If a farmer fails to produce the assigned quota of cotton, the regional governor (hokim) will assign the land to another farmer. During the harvest, regional hokims oversee production rates closely. Farmers reported to several activists that regional hokims convene daily meetings to receive reports from all the farmers in their regions. At many of these meetings, farmers who attended them reported, the regional hokims have verbally and physically abused farmers who do not meet their quotas.

Blocking the ILO, Cracking Down on Activists

There is no evidence that the government has taken any meaningful steps to implement ILO Conventions on the Abolition of Forced Labor (Convention No. 105), the Elimination of the Worst Forms of Child Labor (Convention No. 182), or the Minimum Age of Employment (Convention No. 138), which it ratified in 1997, 2008, and 2009, respectively. The government’s “National Action Plan” to address the issue of forced child labor, adopted in 2008, and legislative amendments in December 2009 have led to no reduction in the use of forced labor for cotton production.

For the past four years, the Uzbek government has rebuffed ILO requests to gain access for its independent monitors to visit Uzbekistan to assess its compliance with its international obligations. In addition, in 2011 and 2012 the government denied visas to the Human Rights Committee of the German Bundestag, several members of which had openly expressed an interest in the issue of forced labor, and sought to visit the country during the cotton harvest.
Authorities regularly harass activists who try to monitor the cotton harvest, Human Rights Watch found. Police and security personnel strictly patrol cotton fields to prevent independent monitoring.In 2011, activists reported that teachers had been instructed to be “vigilant” about the possible presence of rights activists and journalists in the cotton fields, and to tell them that the children were working with their families.

During the 2012 harvest, the Uzbek German Forum for Human Rights reported, the authorities forbade adults and children in Tashkent from taking mobile phones to the cotton fields, apparently to prevent them from photographing or videotaping their work there. At each field it was the job of the supervisor to call the police if anyone was observed filming or taking pictures.

In 2012, authorities harassed, intimidated, and arrested Uzbek human rights activists and independent journalists who sought to monitor the cotton harvest. Several members of the Human Rights Alliance of Uzbekistan reported to Human Rights Watch that they were detained by authorities when they tried to photograph empty classrooms or interact with cotton workers in the fields.

In September, during the peak of the cotton harvest, authorities arrested Uktam Pardaev, a rights activist well known for his reporting on police abuses, torture, and forced labor in the central province of Jizzakh, a region dominated by the cotton harvest. Several officers beat Pardaev during the arrest. The authorities held him for over 15 days on minor administrative charges of “hooliganism” and “resisting arrest.” Pardaev told Human Rights Watch he believes his arrest was part of the authorities’ effort to prevent him from monitoring the rights of children and adults working in the cotton harvest.

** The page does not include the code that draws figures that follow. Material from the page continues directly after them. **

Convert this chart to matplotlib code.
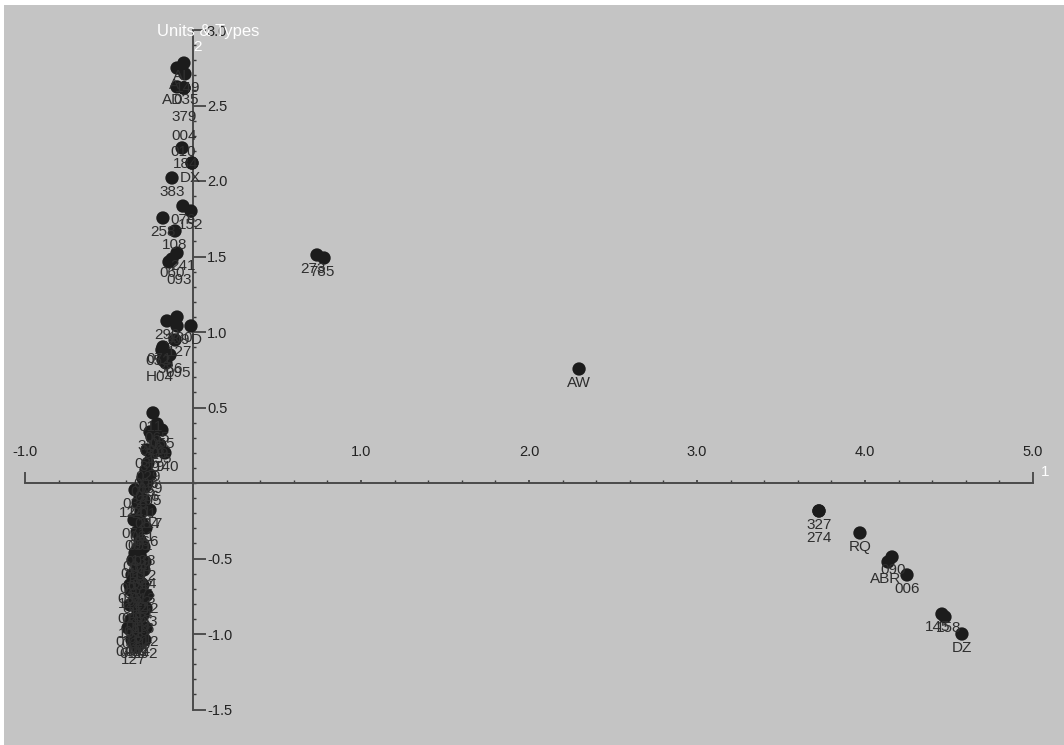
import numpy as np
import matplotlib
matplotlib.use("Agg")
import matplotlib.pyplot as plt
from matplotlib.ticker import FixedLocator, FuncFormatter

plt.rcParams['font.family'] = ['Liberation Sans', 'DejaVu Sans']

# Point labels and coordinates (dimension 1, dimension 2)
codes = [
    # upper cluster
    "AI", "A", "149", "AD", "035", "379", "004", "010", "184", "DX",
    "383", "076", "152", "258", "108", "241", "060", "093",
    # middle cluster
    "290", "130", "309", "D", "127", "071", "052", "386", "H04", "095",
    # lower cluster
    "011", "065", "316", "026", "309", "140", "319", "029", "006", "015",
    "016", "205", "121", "201", "124", "084", "061", "005", "051", "009",
    "104", "111", "032", "017", "012", "042", "114", "023", "073", "088",
    "031", "021", "041", "102", "122", "013", "101", "116", "027", "044",
    "0412", "127",
    "019", "112", "033", "142", "018", "103", "071", "212", "011", "092",
    "034", "138", "071", "066", "217", "036", "039", "035", "155", "055",
    # far points
    "273", "785", "AW", "327", "274", "RQ", "090", "ABR", "006", "145",
    "158", "DZ",
]
dim1 = [
    -0.054, -0.095, -0.048, -0.095, -0.054, -0.054, -0.054, -0.065, -0.006, -0.006,
    -0.125, -0.060, -0.012, -0.179, -0.107, -0.095, -0.125, -0.143,
    -0.155, -0.095, -0.095, -0.012, -0.107, -0.179, -0.185, -0.137, -0.179, -0.161,
    -0.238, -0.214, -0.256, -0.244, -0.220, -0.167, -0.244, -0.268, -0.280, -0.298,
    -0.274, -0.286, -0.315, -0.292, -0.327, -0.310, -0.304, -0.333, -0.315, -0.327,
    -0.315, -0.333, -0.315, -0.339, -0.321, -0.345, -0.310, -0.351, -0.327, -0.339,
    -0.315, -0.351, -0.333, -0.321, -0.369, -0.298, -0.369, -0.298, -0.363, -0.292,
    -0.345, -0.330,
    -0.357, -0.286, -0.375, -0.274, -0.375, -0.280, -0.387, -0.280, -0.363, -0.286,
    -0.345, -0.292, -0.351, -0.280, -0.256, -0.345, -0.256, -0.274, -0.196, -0.185,
    0.738, 0.780, 2.298, 3.726, 3.726, 3.970, 4.161, 4.137, 4.250, 4.458,
    4.476, 4.577,
]
dim2 = [
    2.781, 2.748, 2.709, 2.623, 2.616, 2.616, 2.616, 2.219, 2.119, 2.119,
    2.020, 1.834, 1.801, 1.755, 1.669, 1.523, 1.483, 1.464,
    1.073, 1.099, 1.040, 1.040, 0.947, 0.901, 0.881, 0.848, 0.815, 0.795,
    0.464, 0.391, 0.338, 0.305, 0.272, 0.199, 0.199, 0.132, 0.086, 0.033,
    0.000, -0.026, -0.099, -0.113, -0.132, -0.192, -0.265, -0.325, -0.377, -0.430,
    -0.477, -0.543, -0.589, -0.642, -0.695, -0.742, -0.775, -0.808, -0.854, -0.894,
    -0.940, -0.974, -1.026, -1.005, -0.709, -0.675, -0.907, -0.874, -0.609, -0.576,
    -1.060, -1.085,
    -0.510, -0.523, -0.675, -0.742, -0.808, -0.828, -0.960, -0.960, -1.040, -1.040,
    -0.464, -0.424, -0.245, -0.298, -0.179, -0.046, 0.053, 0.219, 0.252, 0.351,
    1.510, 1.490, 0.755, -0.185, -0.185, -0.331, -0.490, -0.523, -0.609, -0.868,
    -0.887, -1.000,
]

# label offsets in pixels (dx, dy below point); default is (0, 14)
label_shift = {
    0: (-4, 13), 1: (-3, 17), 2: (3, 14), 3: (-5, 13), 4: (2, 12), 5: (0, 29),
    6: (0, 48), 7: (1, 4), 8: (-6, 1), 9: (-2, 15), 15: (6, 13), 17: (10, 18),
    19: (4, 21), 21: (5, 14), 22: (5, 12), 23: (-4, 12), 24: (-4, 11),
    26: (-3, 17), 27: (12, 10), 28: (-2, 14), 32: (0, 12), 33: (2, 14),
    39: (4, 14), 42: (-6, 10), 43: (6, 12), 46: (0, 6),
    68: (-3, 9), 69: (-4, 13),
    70: (-4, 14), 71: (-2, 14), 74: (0, 27), 76: (1, 13), 77: (-2, 17),
    78: (0, 14), 79: (-4, 13), 80: (4, 11),
}

fig = plt.figure(figsize=(10.64, 7.45), dpi=100, facecolor='white')
ax = fig.add_axes([4 / 1064, 0, 1060 / 1064, 740 / 745])
ax.set_facecolor('#c4c4c4')

# pixel mapping: x px = 193 + 168*x, y px = 483 - 151*y
ax.set_xlim((4 - 193) / 168, (1064 - 193) / 168)
ax.set_ylim((483 - 745) / 151, (483 - 5) / 151)

ax.scatter(dim1, dim2, s=92, color='#1c1c1c', edgecolors='none', zorder=3)

far = len(codes) - 12
for i, (c, x, y) in enumerate(zip(codes, dim1, dim2)):
    if i >= far:
        key = 70 + (i - far)
    elif i >= 70:
        key = None
    else:
        key = i
    dx, dy = label_shift.get(key, (0, 14))
    ax.annotate(c, (x, y), xytext=(dx, -dy), textcoords='offset pixels',
                ha='center', va='center', fontsize=11, color='#2e2e2e', zorder=4)

# axes crossing at the origin
for s in ['left', 'bottom']:
    ax.spines[s].set_visible(False)
ax.spines['top'].set_position(('data', 0))
ax.spines['right'].set_position(('data', 0))
ax.spines['top'].set_bounds(-1.0, 5.0)
ax.spines['right'].set_bounds(-1.5, 3.0)
for s in ['top', 'right']:
    ax.spines[s].set_color('#4a4a4a')
    ax.spines[s].set_linewidth(1.4)

ax.xaxis.set_ticks_position('top')
ax.yaxis.set_ticks_position('right')
ax.xaxis.set_major_locator(FixedLocator([-1, 1, 2, 3, 4, 5]))
ax.xaxis.set_minor_locator(FixedLocator(np.arange(-1.0, 5.01, 0.2)))
ax.yaxis.set_major_locator(FixedLocator([-1.5, -1.0, -0.5, 0.5, 1.0, 1.5, 2.0, 2.5, 3.0]))
ax.yaxis.set_minor_locator(FixedLocator(np.arange(-1.5, 3.01, 0.1)))
fmt = FuncFormatter(lambda v, p: '%.1f' % v)
ax.xaxis.set_major_formatter(fmt)
ax.yaxis.set_major_formatter(fmt)
ax.tick_params(axis='x', which='major', direction='out', length=2.5, width=1.2,
               color='#3a3a3a', pad=15, labelsize=10.5, labelcolor='#222222')
ax.tick_params(axis='y', which='major', direction='out', length=9, width=1.2,
               color='#3a3a3a', pad=1, labelsize=10.5, labelcolor='#222222')
ax.tick_params(which='minor', direction='out', length=2.5, width=1.0, color='#3a3a3a')

# taller end ticks on the horizontal axis
xt = ax.xaxis.get_major_ticks()
for t in (xt[0], xt[-1]):
    t.tick2line.set_markersize(8)

ax.text(0.089, 2.99, 'Units & Types', color='white', fontsize=12,
        ha='center', va='center', zorder=5)
ax.text(0.024, 2.887, '2', color='white', fontsize=11, ha='center', va='center', zorder=5)
ax.text(5.07, 0.073, '1', color='white', fontsize=11, ha='center', va='center', zorder=5)

fig.savefig('out.png', dpi=100, facecolor=fig.get_facecolor())
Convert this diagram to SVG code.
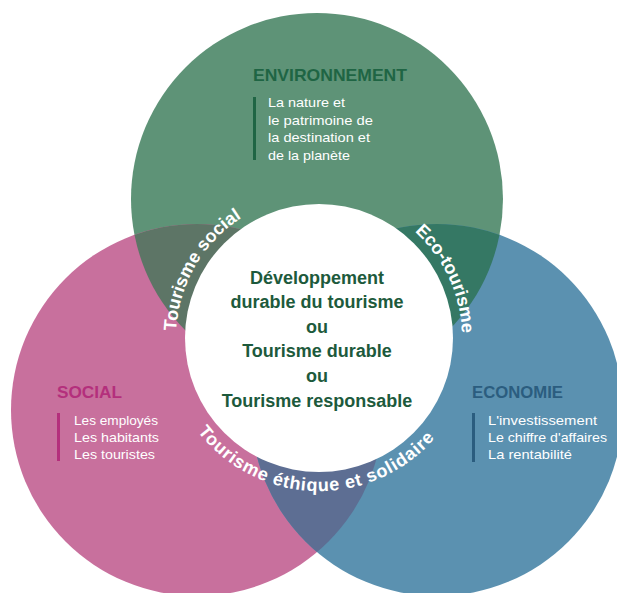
<svg xmlns="http://www.w3.org/2000/svg" width="617" height="593" viewBox="0 0 617 593">
<style>
.ttl{font-family:"Liberation Sans",Arial,sans-serif;font-weight:bold;font-size:17px}
.body{font-family:"Liberation Sans",Arial,sans-serif;font-size:13.5px;fill:#ffffff}
.ctr{font-family:"Liberation Sans",Arial,sans-serif;font-weight:bold;font-size:18px;fill:#1d5a3c;text-anchor:middle}
.arc{font-family:"Liberation Sans",Arial,sans-serif;font-weight:bold;font-size:18px;fill:#ffffff;text-anchor:middle}
</style>
<defs>
<clipPath id="cg"><circle cx="317" cy="199" r="186"/></clipPath>
<clipPath id="cp"><circle cx="197" cy="410" r="186"/></clipPath>
<path id="pSoc" d="M178.2,362.8 A143,143 0 0 1 270.1,203.6"/>
<path id="pEco" d="M367.9,203.6 A143,143 0 0 1 453.4,386.9"/>
<path id="pEth" d="M168.3,364.6 A153,153 0 0 0 468.1,372.4"/>
</defs>
<rect width="617" height="593" fill="#ffffff"/>
<g id="environnement">
<circle cx="317" cy="199" r="186" fill="#5e9377"/>
</g>
<g id="social">
<circle cx="197" cy="410" r="186" fill="#c8709d"/>
</g>
<g id="economie">
<circle cx="437" cy="410" r="186" fill="#5b91b0"/>
</g>
<g id="overlaps">
<circle cx="197" cy="410" r="186" fill="#5d7566" clip-path="url(#cg)"/>
<circle cx="437" cy="410" r="186" fill="#357864" clip-path="url(#cg)"/>
<circle cx="437" cy="410" r="186" fill="#5d6e93" clip-path="url(#cp)"/>
</g>
<g id="centre">
<circle cx="319" cy="338" r="134" fill="#ffffff"/>
<text class="ctr" x="317" y="284">Développement</text>
<text class="ctr" x="317" y="308">durable du tourisme</text>
<text class="ctr" x="317" y="333">ou</text>
<text class="ctr" x="317" y="357">Tourisme durable</text>
<text class="ctr" x="317" y="382">ou</text>
<text class="ctr" x="317" y="407">Tourisme responsable</text>
</g>
<g id="environnement-text">
<text class="ttl" x="253" y="81" fill="#1f6544" textLength="154" lengthAdjust="spacingAndGlyphs">ENVIRONNEMENT</text>
<rect x="253" y="97" width="3" height="63" fill="#1f6544"/>
<text class="body" x="268" y="106.5" textLength="77" lengthAdjust="spacingAndGlyphs">La nature et</text>
<text class="body" x="268" y="124.5" textLength="105" lengthAdjust="spacingAndGlyphs">le patrimoine de</text>
<text class="body" x="268" y="142" textLength="102" lengthAdjust="spacingAndGlyphs">la destination et</text>
<text class="body" x="268" y="160" textLength="82" lengthAdjust="spacingAndGlyphs">de la planète</text>
</g>
<g id="social-text">
<text class="ttl" x="57" y="398" fill="#b42f7c" textLength="65" lengthAdjust="spacingAndGlyphs">SOCIAL</text>
<rect x="57" y="413" width="3" height="48" fill="#b42f7c"/>
<text class="body" x="74" y="425" textLength="84" lengthAdjust="spacingAndGlyphs">Les employés</text>
<text class="body" x="74" y="442" textLength="85" lengthAdjust="spacingAndGlyphs">Les habitants</text>
<text class="body" x="74" y="459" textLength="81" lengthAdjust="spacingAndGlyphs">Les touristes</text>
</g>
<g id="economie-text">
<text class="ttl" x="472" y="398" fill="#2b5d7f" textLength="91" lengthAdjust="spacingAndGlyphs">ECONOMIE</text>
<rect x="472" y="413" width="3" height="49" fill="#2b5d7f"/>
<text class="body" x="488" y="425" textLength="109" lengthAdjust="spacingAndGlyphs">L'investissement</text>
<text class="body" x="488" y="442" textLength="119" lengthAdjust="spacingAndGlyphs">Le chiffre d'affaires</text>
<text class="body" x="488" y="459" textLength="84" lengthAdjust="spacingAndGlyphs">La rentabilité</text>
</g>
<g id="connectors">
<text class="arc"><textPath href="#pSoc" startOffset="50%">Tourisme social</textPath></text>
<text class="arc"><textPath href="#pEco" startOffset="50%">Eco-tourisme</textPath></text>
<text class="arc" letter-spacing="0.8"><textPath href="#pEth" startOffset="50%">Tourisme éthique et solidaire</textPath></text>
</g>
</svg>
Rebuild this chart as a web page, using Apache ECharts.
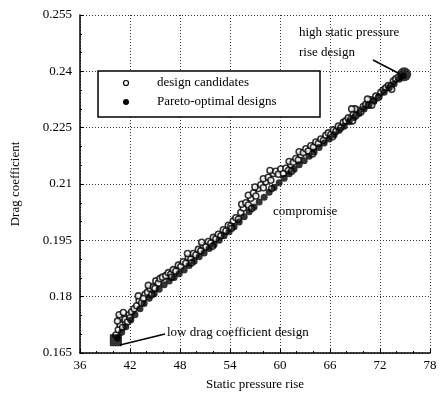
<!DOCTYPE html>
<html><head><meta charset="utf-8">
<script src="https://cdn.jsdelivr.net/npm/echarts@6/dist/echarts.min.js"></script>
<style>html,body{margin:0;padding:0;background:#fff}#c{width:442px;height:396px}</style>
</head><body><div id="c"></div>
<script>
const xTicks = [36, 42, 48, 54, 60, 66, 72, 78];
const yTicks = [0.165, 0.18, 0.195, 0.21, 0.225, 0.24, 0.255];
const xName = 'Static pressure rise';
const yName = 'Drag coefficient';
const legendNames = ['design candidates', 'Pareto-optimal designs'];
const annotations = ['high static pressure', 'rise design', 'compromise', 'low drag coefficient design'];

const candidates = [
[40.3,0.1698],[40.6,0.1712],[40.8,0.1726],[41.1,0.1718],[40.9,0.1745],[41.4,0.1740],[41.7,0.1733],[40.7,0.1752],[41.2,0.1758],[41.9,0.1752],[42.2,0.1760],[40.5,0.1735],
[42.5,0.1768],[42.8,0.1776],[43.1,0.1790],[43.4,0.1784],[43.0,0.1802],[43.8,0.1806],[44.1,0.1812],[44.4,0.1822],[44.2,0.1830],[44.8,0.1826],[45.1,0.1842],[45.4,0.1836],[45.6,0.1848],[45.9,0.1852],[46.3,0.1856],[46.6,0.1864],[45.0,0.1822],[43.6,0.1795],
[46.9,0.1860],[47.2,0.1872],[47.5,0.1868],[47.8,0.1884],[48.1,0.1880],[48.4,0.1893],[48.7,0.1889],[49.0,0.1904],[49.3,0.1900],[49.6,0.1915],[49.9,0.1911],[50.2,0.1926],[50.5,0.1922],[50.8,0.1937],[51.1,0.1933],[51.4,0.1947],[51.7,0.1943],[52.0,0.1958],[48.9,0.1915],[50.6,0.1945],
[52.3,0.1954],[52.6,0.1966],[52.9,0.1962],[53.2,0.1978],[53.5,0.1975],[53.8,0.1990],[54.1,0.1988],[54.4,0.2002],[54.7,0.2010],[55.0,0.2006],[55.3,0.2024],[55.6,0.2036],[55.4,0.2046],[55.9,0.2050],[56.2,0.2044],[56.5,0.2062],[56.2,0.2070],[56.8,0.2076],[57.1,0.2068],[57.4,0.2088],[57.0,0.2092],[57.7,0.2098],[58.0,0.2090],[58.3,0.2106],[58.0,0.2114],[58.6,0.2118],[58.9,0.2110],[59.2,0.2128],[58.8,0.2136],[59.5,0.2134],[59.8,0.2126],[60.1,0.2140],
[60.4,0.2128],[60.7,0.2142],[61.0,0.2136],[61.3,0.2152],[61.1,0.2160],[61.6,0.2158],[61.9,0.2168],[62.2,0.2164],[62.5,0.2178],[62.3,0.2186],[62.8,0.2184],[63.1,0.2194],[63.4,0.2188],[63.7,0.2202],[64.0,0.2198],[64.3,0.2212],[64.6,0.2208],[64.9,0.2220],[65.2,0.2216],[65.5,0.2230],[65.8,0.2236],[66.1,0.2232],[66.4,0.2244],[66.7,0.2240],[67.0,0.2254],[67.3,0.2250],[67.6,0.2264],[67.9,0.2268],
[68.2,0.2276],[68.5,0.2272],[68.8,0.2286],[69.1,0.2282],[69.4,0.2296],[69.7,0.2292],[70.0,0.2306],[70.3,0.2312],[70.6,0.2310],[70.9,0.2324],[71.2,0.2320],[71.5,0.2334],[71.8,0.2330],[72.1,0.2344],[72.4,0.2350],[72.7,0.2356],[73.0,0.2362],[73.3,0.2360],[73.6,0.2374],[73.9,0.2380],[74.2,0.2384],[69.0,0.2300],[70.5,0.2326],[68.6,0.2300],
[42.0,0.1744],[44.6,0.1805],[47.0,0.1852],[49.4,0.1890],[51.9,0.1934],[54.2,0.1982],[56.6,0.2035],[59.0,0.2088],[61.4,0.2134],[63.9,0.2180],[66.3,0.2226],[68.7,0.2268],[71.0,0.2310],[73.4,0.2352]
];

const pareto = [
[40.5,0.1689],[41.0,0.1705],[41.5,0.1720],[42.1,0.1738],[42.6,0.1752],[43.2,0.1768],[43.7,0.1782],[44.3,0.1796],[44.9,0.1808],[45.5,0.1820],[46.1,0.1832],[46.7,0.1842],[47.3,0.1851],[47.9,0.1861],[48.5,0.1871],[49.1,0.1883],[49.7,0.1894],[50.3,0.1906],[50.9,0.1916],[51.5,0.1928],[52.1,0.1939],[52.7,0.1950],[53.3,0.1962],[53.9,0.1973],[54.5,0.1986],[55.1,0.1999],[55.7,0.2013],[56.3,0.2026],[56.9,0.2039],[57.5,0.2052],[58.1,0.2065],[58.7,0.2078],[59.3,0.2091],[59.9,0.2103],[60.5,0.2115],[61.1,0.2127],[61.7,0.2139],[62.3,0.2151],[62.9,0.2162],[63.5,0.2174],[64.1,0.2185],[64.7,0.2197],[65.3,0.2209],[65.9,0.2220],[66.5,0.2231],[67.1,0.2243],[67.7,0.2254],[68.3,0.2266],[68.9,0.2277],[69.5,0.2288],[70.1,0.2300],[70.7,0.2311],[71.3,0.2322],[71.9,0.2333],[72.5,0.2344],[73.1,0.2356],[73.7,0.2367],[74.3,0.2379],[74.8,0.2388]
];

const lowDragDesign = [[40.3,0.1684]];
const highPressureDesign = [[74.9,0.2392]];

const FONT = '"Liberation Serif","DejaVu Serif",serif';
const chart = echarts.init(document.getElementById('c'), null, {renderer:'canvas'});
const dotted = {color:'#333', width:1, type:[1,2]};
chart.setOption({
  animation:false,
  backgroundColor:'#fff',
  grid:{left:80, right:12, top:15, bottom:38, containLabel:false},
  xAxis:{
    type:'value', min:xTicks[0], max:xTicks[xTicks.length-1], interval:xTicks[1]-xTicks[0],
    name:xName, nameLocation:'middle', nameGap:25,
    nameTextStyle:{fontFamily:FONT, fontSize:13, color:'#000'},
    axisLine:{show:true, onZero:false, lineStyle:{color:'#000', width:1.5}},
    axisTick:{show:true, inside:true, length:4, lineStyle:{color:'#000'}},
    minorTick:{show:true, splitNumber:3, length:2, lineStyle:{color:'#000'}},
    axisLabel:{fontFamily:FONT, fontSize:13, color:'#000', margin:6},
    splitLine:{show:true, lineStyle:dotted}
  },
  yAxis:{
    type:'value', min:yTicks[0], max:yTicks[yTicks.length-1], interval:0.015,
    name:yName, nameLocation:'middle', nameGap:58, nameRotate:90,
    nameTextStyle:{fontFamily:FONT, fontSize:13, color:'#000'},
    axisLine:{show:true, onZero:false, lineStyle:{color:'#000', width:1.5}},
    axisTick:{show:true, inside:true, length:4, lineStyle:{color:'#000'}},
    minorTick:{show:true, splitNumber:3, length:2, lineStyle:{color:'#000'}},
    axisLabel:{fontFamily:FONT, fontSize:13, color:'#000', margin:8,
      formatter:(v)=>{const t=yTicks.find(k=>Math.abs(k-v)<1e-9); return t!==undefined?String(t):'';}},
    splitLine:{show:true, lineStyle:dotted}
  },
  series:[
    {name:legendNames[0], type:'scatter', data:candidates, symbol:'circle', symbolSize:6,
     itemStyle:{color:'#fff', borderColor:'#000', borderWidth:1.6}, z:2},
    {name:legendNames[1], type:'scatter', data:pareto, symbol:'circle', symbolSize:7,
     itemStyle:{color:'#000'}, z:3},
    {name:'low', type:'scatter', data:lowDragDesign, symbol:'rect', symbolSize:11,
     itemStyle:{color:'#000', borderColor:'#000', borderWidth:1}, z:4},
    {name:'high', type:'scatter', data:highPressureDesign, symbol:'circle', symbolSize:14,
     itemStyle:{color:'#000'}, z:4}
  ],
  graphic:[
    {type:'rect', shape:{x:98, y:71, width:222, height:46}, style:{fill:'#fff', stroke:'#000', lineWidth:1.5}, z:10},
    {type:'circle', shape:{cx:126, cy:83, r:2.5}, style:{fill:'#fff', stroke:'#000', lineWidth:1.2}, z:11},
    {type:'circle', shape:{cx:126, cy:102, r:3}, style:{fill:'#000'}, z:11},
    {type:'text', x:157, y:83, style:{text:legendNames[0], font:'13px '+FONT, fill:'#000', verticalAlign:'middle'}, z:11},
    {type:'text', x:157, y:102, style:{text:legendNames[1], font:'13px '+FONT, fill:'#000', verticalAlign:'middle'}, z:11},
    {type:'text', x:299, y:33, style:{text:annotations[0], font:'13px '+FONT, fill:'#000', verticalAlign:'middle'}, z:11},
    {type:'text', x:299, y:53, style:{text:annotations[1], font:'13px '+FONT, fill:'#000', verticalAlign:'middle'}, z:11},
    {type:'line', shape:{x1:373, y1:60, x2:400, y2:74}, style:{stroke:'#000', lineWidth:1.5}, z:11},
    {type:'text', x:273, y:212, style:{text:annotations[2], font:'13px '+FONT, fill:'#000', verticalAlign:'middle'}, z:11},
    {type:'text', x:167, y:333, style:{text:annotations[3], font:'13px '+FONT, fill:'#000', verticalAlign:'middle'}, z:11},
    {type:'line', shape:{x1:165, y1:334, x2:120, y2:345}, style:{stroke:'#000', lineWidth:1.5}, z:11}
  ]
});
</script></body></html>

Similarly, in 2011, Uzbek authorities arbitrarily detained at least three prominent rights activists, Elena Urlaeva, Gulshan Karaeva, and Nodir Akhatov, while they were photographing and interviewing children forced to pick cotton. The same year school officials in Jizzakh fired a teacher, Ziyadullo Rizzakov, after he protested the mobilization of his students into the cotton fields. Later, local prosecutors threatened him with a criminal investigation if he persisted with his human rights work.